As I came in, they grabbed my bike and I ran towards transition. I saw Mark and Jennifer as I rounded the corner. It was great to see them. They were so positive and it definitely was a boost to my soul. Now don’t mess around in transition. I was in and out pretty quickly.

As I started to run I was excited because my legs felt good and I couldn’t feel my knee. This is good, I thought. I settled into my run and felt strong. The first part of the run sends us east and there were little rollers but nothing to get worked up about. I remember thinking I wanted ice on my head and with every aid station I was trying to keep the body and head cool. I was happy to run on this crushed limestone, thinking this will be helpful for the legs. I looked at my pace and saw 8:20 which is right where I needed to be. Soon after the mile 4 aid station things took a turn for the worse.

I wasn’t 30 steps away from the aid station and I started to feel sick. Oh no, walk Mandi, hands on your head, deep breaths, get things under control. Then I started to violently puke. Not fun. Thank god only a handful of people had to witness that. A women from the aid station asked if I needed water but I had some. I continued getting sick trying to minimize it by rinsing my mouth. Finally I stopped, and wondered if I could finish. I told myself to start walking. After a few strides, try some running. I started to feel better and then my knee started to hurt. This was where I entered the lowest of lows in the race. I spent the next 5 miles wondering if I should even finish. I imagined handing in my chip and what the next day would be like. There were moments I was justifying stopping but kept thinking about why I was there, that I need to try and finish. You could walk the the rest of this race and still finish. And right at that point, I saw Mark and Jennifer again. He was telling me that my pace looked good. My thought was Really? It didn’t feel that way, at least, not what I am accustomed to but then again, this is an Ironman. As I headed to the most barren part of the course, the thought of dropping out of the race kept haunting me. I would walk, limp-run and started to set small goals along the way. And then at Mile 10 I saw Mark and Jennifer again. He was excited, happy, and interviewing me with is phone which made me laugh. I hobbled past him, mentioning my knee and he said “Slow down”. For whatever reason, that comment was a game changer for me. I was going to do what I had to do to finish. Now the question is, do I have time.

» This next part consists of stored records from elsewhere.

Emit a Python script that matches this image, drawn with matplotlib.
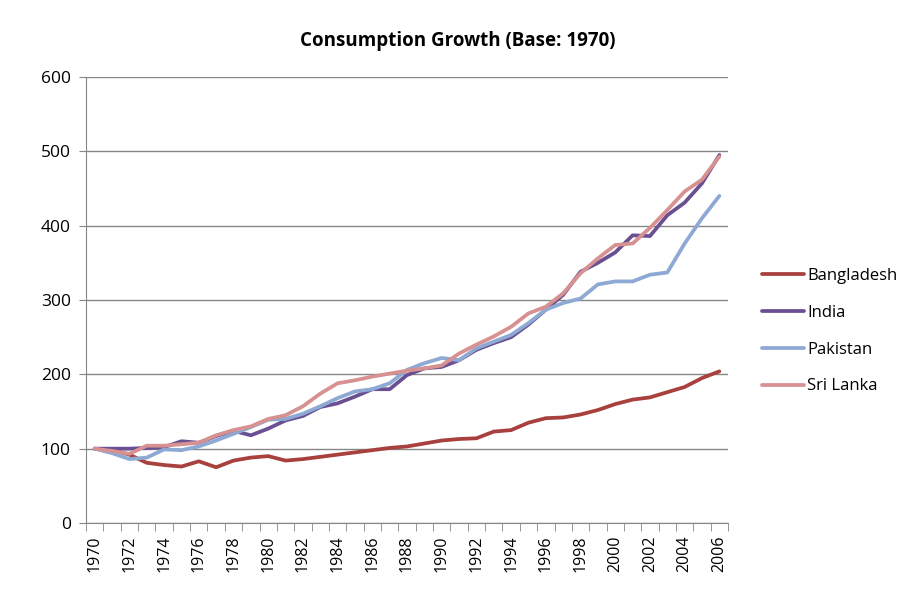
import matplotlib.pyplot as plt
import numpy as np

years = list(range(1970, 2007))

bangladesh = [100, 98, 92, 81, 78, 76, 83, 75, 84, 88, 90, 84, 86, 89, 92, 95, 98, 101, 103, 107, 111, 113, 114, 123, 125, 135, 141, 142, 146, 152,
              160, 166, 169, 176, 183, 195, 204]
india = [100, 100, 100, 101, 102, 110, 108, 117, 124, 118, 127, 138, 144, 156, 161, 170, 180, 180, 199, 208, 210, 219, 233, 242, 250, 267, 287, 307,
         338, 350, 364, 387, 386, 414, 431, 457, 495]
pakistan = [100, 94, 86, 88, 99, 98, 103, 111, 120, 129, 139, 140, 147, 157, 168, 177, 180, 188, 206, 215, 222, 219, 235, 244, 253, 269, 287, 296,
            302, 321, 325, 325, 334, 337, 376, 410, 440]
srilanka = [100, 97, 93, 104, 104, 106, 108, 118, 125, 130, 140, 145, 157, 174, 188, 192, 197, 201, 205, 208, 212, 228, 240, 251, 264, 282, 291, 309,
            336, 356, 374, 376, 397, 421, 446, 462, 493]

series = [
    ("Bangladesh", bangladesh, "#A8403E"),
    ("India", india, "#6A4F92"),
    ("Pakistan", pakistan, "#8DA9D4"),
    ("Sri Lanka", srilanka, "#D69190"),
]

plt.rcParams['font.family'] = ['Open Sans', 'DejaVu Sans']

fig = plt.figure(figsize=(9.16, 6), dpi=100)
ax = fig.add_axes([0.0939, 0.1283, 0.7009, 0.7434])

x = np.arange(len(years))
for name, vals, col in series:
    ax.plot(x, vals, color=col, lw=2.7, label=name, solid_capstyle='round')

ax.set_xlim(-0.5, len(years) - 0.5)
ax.set_ylim(0, 600)
ax.set_yticks(range(0, 601, 100))
ax.yaxis.grid(True, color='#868686', lw=1)
ax.set_axisbelow(True)

ax.set_xticks(x[::2])
ax.set_xticklabels([str(y) for y in years[::2]], rotation=90, fontsize=11.5)
ax.set_xticks(np.arange(-0.5, len(years), 1), minor=True)
ax.tick_params(axis='x', which='major', length=0, pad=9)
ax.tick_params(axis='x', which='minor', length=6, color='#868686')
ax.tick_params(axis='y', length=5, color='#868686', labelsize=12.5, pad=6)

for s in ['top', 'right']:
    ax.spines[s].set_visible(False)
ax.spines['left'].set_color('#868686')
ax.spines['bottom'].set_color('#868686')

fig.text(0.5, 0.932, "Consumption Growth (Base: 1970)", ha='center', va='center',
         fontsize=13.5, fontweight='bold')

ax.legend(loc='center left', bbox_to_anchor=(1.03, 0.43), frameon=False,
          fontsize=12, handlelength=2.5, labelspacing=1.25, handletextpad=0.2)

fig.savefig("out.png", dpi=100)
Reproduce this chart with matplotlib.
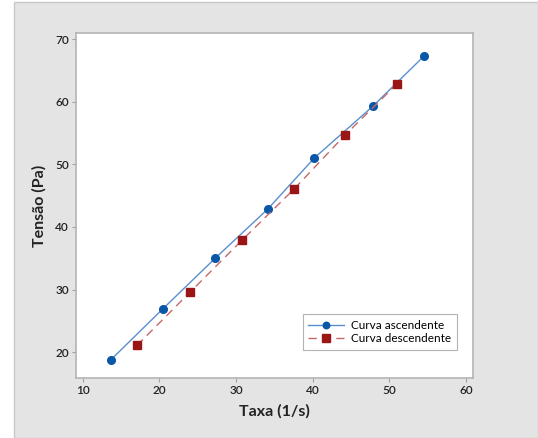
import matplotlib
matplotlib.use("Agg")
import matplotlib.pyplot as plt
from matplotlib.patches import Rectangle

plt.rcParams['font.family'] = ['Lato', 'DejaVu Sans']

asc_x = [13.65, 20.47, 27.26, 34.13, 40.2, 47.8, 54.5]
asc_y = [18.77, 26.95, 34.99, 42.85, 51.0, 59.23, 67.26]
desc_x = [17.08, 24.0, 30.78, 37.56, 44.2, 51.0]
desc_y = [21.1, 29.6, 37.9, 46.04, 54.66, 62.84]
xticks = [10, 20, 30, 40, 50, 60]
yticks = [20, 30, 40, 50, 60, 70]

W, H = 538, 438
fig = plt.figure(figsize=(W/100, H/100), dpi=100)
fig.patch.set_facecolor('white')
# gray panel
fig.patches.append(Rectangle((14/W, 0), (W-14)/W, (H-2)/H, transform=fig.transFigure,
                             facecolor='#e4e4e4', edgecolor='#c8c8c8', linewidth=1, zorder=0))

L, R, T, B = 76, 473, 33, 378
ax = fig.add_axes([L/W, 1-B/H, (R-L)/W, (B-T)/H])
ax.set_zorder(2)
ax.set_facecolor('white')

ax.plot(asc_x, asc_y, '-', color='#5a8fce', linewidth=1.0, marker='o', markersize=5.5,
        markerfacecolor='#0a57a8', markeredgecolor='#0a57a8', label='Curva ascendente', zorder=3)
ax.plot(desc_x, desc_y, '--', color='#c46a6a', linewidth=1.0, dashes=(6, 4), marker='s', markersize=6,
        markerfacecolor='#9a1515', markeredgecolor='#9a1515', label='Curva descendente', zorder=3)

ax.set_xlim(9.13, 60.9)
ax.set_ylim(15.9, 70.96)
ax.set_xticks(xticks)
ax.set_yticks(yticks)
ax.tick_params(direction='out', length=3, width=0.8, color='#a0a0a0', labelsize=8.5,
               labelcolor='#222222', pad=2)
for lab in ax.get_xticklabels() + ax.get_yticklabels():
    lab.set_fontweight('semibold')
for s in ax.spines.values():
    s.set_color('#b4b4b4')
    s.set_linewidth(1.2)

ax.set_xlabel('Taxa (1/s)', fontsize=11.5, fontweight='bold', color='#222222', labelpad=6)
ax.set_ylabel('Tensão (Pa)', fontsize=11.5, fontweight='bold', color='#222222', labelpad=6)

leg = ax.legend(loc='lower right', bbox_to_anchor=((457-L)/(R-L), (B-350)/(B-T)),
                fontsize=8.5, frameon=True, fancybox=False, handlelength=3.0,
                borderpad=0.5, labelspacing=0.15, handletextpad=0.6, markerscale=0.85,
                borderaxespad=0)
leg.get_frame().set_edgecolor('#a0a0a0')
leg.get_frame().set_linewidth(0.8)

fig.savefig('out.png', dpi=100, facecolor=fig.get_facecolor())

I started to ask people the time of day since it was getting dark out. Usually I was done before the sun set and I felt disoriented. At this point, I ran into a guy who was 62 yrs old. We were commiserating about our current state and also laughing at ourselves at the same time. We did this for the next mile or two. I was telling him I just wanted to finish and he assured me that I would. Now I laugh thinking about this moment. Just moments before I was wondering if I could finish before the cut off time.

Clearly, when I’m in the middle of an Ironman it’s not time for a math test. Once I figured out that I could still complete the race in the 12+ hour mark, I started to laugh at myself. This really shifted my spirits. I stopped to dance with the Moxie group and they went crazy. Then started to cheer other racers on and joke with the aid station volunteers. When I was on the far side of the course, and I grabbed more base salt, kept moving whether it be a walk, a run with a limp, just keep moving. At one point, I even stopped at a park sink to watch my face. OH that felt so good. As I ran into Mark and Jennifer for the last time, Jennifer walked with me a little bit as I took in the amazing chicken broth. I told her I was loving the chicken broth and so happy to be heading home. After a nice little walk it was time to start “running” again so off I went. What’s the next thing to look forward to? The music and positive people at the Base Salt tent was my next little goal. Get there, enjoy the music and dance. And that’s just what I did. These little stops may seem like a waste of time but I wanted to enjoy the moment and celebrate that I had gotten myself out of the miserable-i-want-to-quit state. Since I wasn’t going to set and records, I couldn’t run like I was dying to why not embrace the moment and be grateful for being out there.

With 4.5 miles to go the excitement of heading home was building. Keep moving, I said. My right leg was getting fatigued from favoring my left knee. I could only take 100 steps before my right glute started to cramp from fatigue. Keep moving, ready, set, run and count. Now I was down to 90 steps at a time. Think about what you can eat when you are done, how you want to finish, keep moving. Then came the 25 mile mark. THANK GOD! I went right over to that sign, smacked it and said Oh 25 mile marker, where have you been all of my life, I am so happy to see you and now in the last mile. Kowal see if you can run the entire mile, okay here I go. Okay, that didn’t work you made it about 600m. Ready, set, go. What do you say to Madison when she is racing, time to take your own advice. Here you go. Hey, I can see the lights, OMG, I’m going to make it, I can hear Mike, we are getting closer, I hear the people, I hear others finishing, the day will be done soon. Get your shirt off and be ready. This one’s for your Calder. Rounding the corner, the lights are unbelievably bright, and boy was the crowd loud. I’ve never taken in the finish line like this before. For some reason this felt like such a big accomplishment for me. Enjoy it Kowal, smile, you did it. Keep running. “Mandi Kowal, YOU. ARE. AN. IRONMAN.” YES. Now walk. Hey, you’re not sick, you can walk, you can talk to the volunteer, you aren’t going to the med tent and you are even good enough for a picture. Mission Accomplished.